In 2008, Mattel made a strong showing sending several designers, and releasing a couple new variants of the ’67 Camaro & #’55 Chevy Panel. Sold as a 2-pack in an acrylic display, the ’67 Camaro & ’55 Chevy Panel came in a similar black and orange deco — limited to 1,500 pieces. If that wasn’t limited enough, there was a chase / dinner set that had the orange paint replaced by the light gold you see in the ’67 Camaro here. These were limited to 500 pieces. Both vehicles were jaw-dropping awesome, and I was certain I would never fork over the cash to own the ’67 Camaro from the set. HotWheelsCollectors.com sold a chrome-wheeled variant of the ’67 Camaro (on a blister card, limited to 2,500) as some sort of “Virtual Convention” deal back in the day, but the shiny chrome rims seemed to detract from this stunning deco. The deep copper rims on this one was the way this #’67 Camaro was meant to be released!

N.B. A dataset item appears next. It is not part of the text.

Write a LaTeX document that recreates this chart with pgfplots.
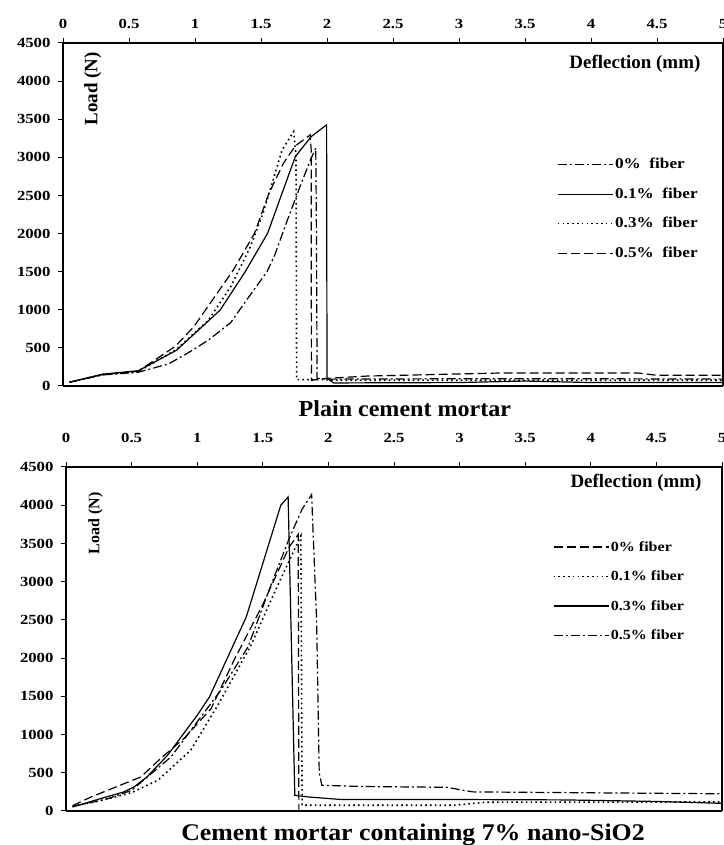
\documentclass[border=0pt]{standalone}
\usepackage{fontspec}
\setmainfont{Liberation Serif}
\newfontfamily\tickfont[FakeStretch=1.2]{Liberation Serif}
\newfontfamily\legfont[FakeStretch=1.15]{Liberation Serif}
\newfontfamily\titfontA[FakeStretch=1.05]{Liberation Serif}
\newfontfamily\titfontB[FakeStretch=1.08]{Liberation Serif}
\usepackage{pgfplots}
\pgfplotsset{compat=1.18}
\pgfplotsset{
  myax/.style={
    scale only axis,
    clip mode=individual,
    xmin=0, xmax=5, ymin=0, ymax=4500,
    xtick={0,0.5,...,5}, ytick={0,500,...,4500},
    xtick pos=right, xticklabel pos=right,
    ytick pos=left,
    tick align=outside,
    major tick length=5bp,
    major tick style={line width=1bp, black},
    separate axis lines,
    axis line style={line width=1.8bp},
    /pgf/number format/assume math mode=true,
    /pgf/number format/1000 sep={},
    ticklabel style={font=\tickfont\bfseries\fontsize{14}{14}\selectfont},
    yticklabel style={xshift=-4bp},
    legend cell align=left,
    legend style={draw=none, fill=none, inner sep=0pt, outer sep=0pt,
      font=\legfont\bfseries\fontsize{15}{15}\selectfont, row sep=12.5bp,
      nodes={inner sep=1.5bp, text height=11bp, text depth=3bp}},
    legend image code/.code={\draw[##1] (0bp,0bp) -- (55bp,0bp);},
    every axis plot/.append style={line width=1.2bp, black},
  },
  sdash/.style={dash pattern=on 9bp off 4bp},
  sdot/.style={line width=1.6bp, dash pattern=on 1.6bp off 3.2bp},
  sdashdot/.style={dash pattern=on 9bp off 3bp on 2bp off 3bp},
}
\begin{document}
\begin{tikzpicture}
\path[use as bounding box] (0,0) rectangle (724bp,845bp);
% ---------- top: plain cement mortar ----------
\begin{axis}[myax,
  at={(63bp,459bp)}, anchor=south west, width=660bp, height=343bp,
  xticklabel style={yshift=6bp},
  legend style={at={(rel axis cs:0.7485,0.670)}, anchor=north west},
]
\addplot[sdashdot] coordinates {
(0.05,50) (0.30,145) (0.57,180) (0.80,290) (0.94,426) (1.10,600) (1.27,830)
(1.39,1126) (1.545,1498) (1.60,1700) (1.70,2177) (1.80,2637) (1.875,2966)
(1.915,3120) (1.92,2000) (1.925,100) (2.00,90) (3.00,95) (4.00,95) (5.00,90)};
\addlegendentry{0\%\ \ fiber}
\addplot[solid] coordinates {
(0.05,50) (0.30,155) (0.57,200) (0.86,469) (1.19,995) (1.38,1498) (1.55,2003)
(1.65,2484) (1.76,3009) (1.88,3272) (1.997,3426) (2.00,100) (2.05,40)
(3.00,45) (3.50,65) (4.00,45) (5.00,45)};
\addlegendentry{0.1\%\ \ fiber}
\addplot[sdot] coordinates {
(0.05,50) (0.30,150) (0.57,190) (0.86,480) (1.10,860) (1.27,1301) (1.42,1827)
(1.52,2290) (1.66,3097) (1.747,3337) (1.765,3050) (1.77,84) (1.95,84)
(2.10,75) (5.00,75)};
\addlegendentry{0.3\%\ \ fiber}
\addplot[sdash] coordinates {
(0.05,50) (0.30,150) (0.57,195) (0.85,520) (0.99,775) (1.29,1520) (1.45,2000)
(1.56,2528) (1.67,2922) (1.76,3150) (1.873,3294) (1.88,3100) (1.882,75)
(2.00,100) (2.30,130) (3.30,170) (4.36,170) (4.50,140) (5.00,140)};
\addlegendentry{0.5\%\ \ fiber}
\node[anchor=base east, font=\bfseries\fontsize{19}{19}\selectfont]
  at (rel axis cs:0.971,0.927) {Deflection (mm)};
\node[anchor=base, rotate=90, font=\bfseries\fontsize{19}{19}\selectfont]
  at (rel axis cs:0.052,0.866) {Load (N)};
\node[anchor=base, font=\titfontA\bfseries\fontsize{23}{23}\selectfont]
  at (rel axis cs:0.518,-0.0895) {Plain cement mortar};
\end{axis}
% ---------- bottom: 7% nano-SiO2 ----------
\begin{axis}[myax,
  at={(66bp,34bp)}, anchor=south west, width=656bp, height=344bp,
  xticklabel style={yshift=16bp},
  legend style={at={(rel axis cs:0.742,0.792)}, anchor=north west,
    font=\legfont\bfseries\fontsize{14}{14}\selectfont},
]
\addplot[sdash] coordinates {
(0.05,70) (0.19,183) (0.57,445) (0.72,685) (0.90,950) (1.106,1340) (1.28,1971)
(1.50,2700) (1.70,3450) (1.77,3620) (1.775,0)};
\addlegendentry{0\% fiber}
\addplot[sdot] coordinates {
(0.05,60) (0.30,150) (0.50,240) (0.70,402) (0.95,794) (1.157,1383) (1.41,2168)
(1.60,2900) (1.79,3600) (1.80,75) (2.96,75) (3.20,115) (5.00,118)};
\addlegendentry{0.1\% fiber}
\addplot[solid] coordinates {
(0.05,52) (0.263,162) (0.44,249) (0.518,314) (0.62,450) (0.774,729) (1.00,1252)
(1.093,1491) (1.374,2538) (1.637,3999) (1.693,4108) (1.744,205) (1.85,183)
(2.10,150) (3.00,150) (3.80,145) (4.50,125) (5.00,100)};
\addlegendentry{0.3\% fiber}
\addplot[sdashdot] coordinates {
(0.05,60) (0.30,150) (0.50,270) (0.80,707) (1.18,1579) (1.387,2146) (1.55,2900)
(1.70,3560) (1.80,3950) (1.872,4140) (1.91,2500) (1.93,500) (1.95,336)
(2.27,320) (2.90,310) (3.10,250) (5.00,225)};
\addlegendentry{0.5\% fiber}
\node[anchor=base east, font=\bfseries\fontsize{19}{19}\selectfont]
  at (rel axis cs:0.974,0.939) {Deflection (mm)};
\node[anchor=base, rotate=90, font=\bfseries\fontsize{16}{16}\selectfont]
  at (rel axis cs:0.051,0.836) {Load (N)};
\node[anchor=base, font=\titfontB\bfseries\fontsize{24}{24}\selectfont]
  at (rel axis cs:0.529,-0.0843) {Cement mortar containing 7\% nano-SiO2};
\end{axis}
\end{tikzpicture}
\end{document}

Yes, wheels are as important to a car’s aesthetics as paint and deco — and Hot Wheels graphic designer, Wayne Scott knew it at the time when he brought the heat with this Japan “rat rod” duo with deeply darkened rims to match the top of the car. Sadly, Wayne passed away several years back but his unique style (and name) could be found all over Hot Wheels vehicles from this era. Even his beloved #Skull & crossbones made it onto this release just like his dinner car — a ’57 Chevy 150 Sedan — from the fall before, marking his 10th anniversary with Mattel.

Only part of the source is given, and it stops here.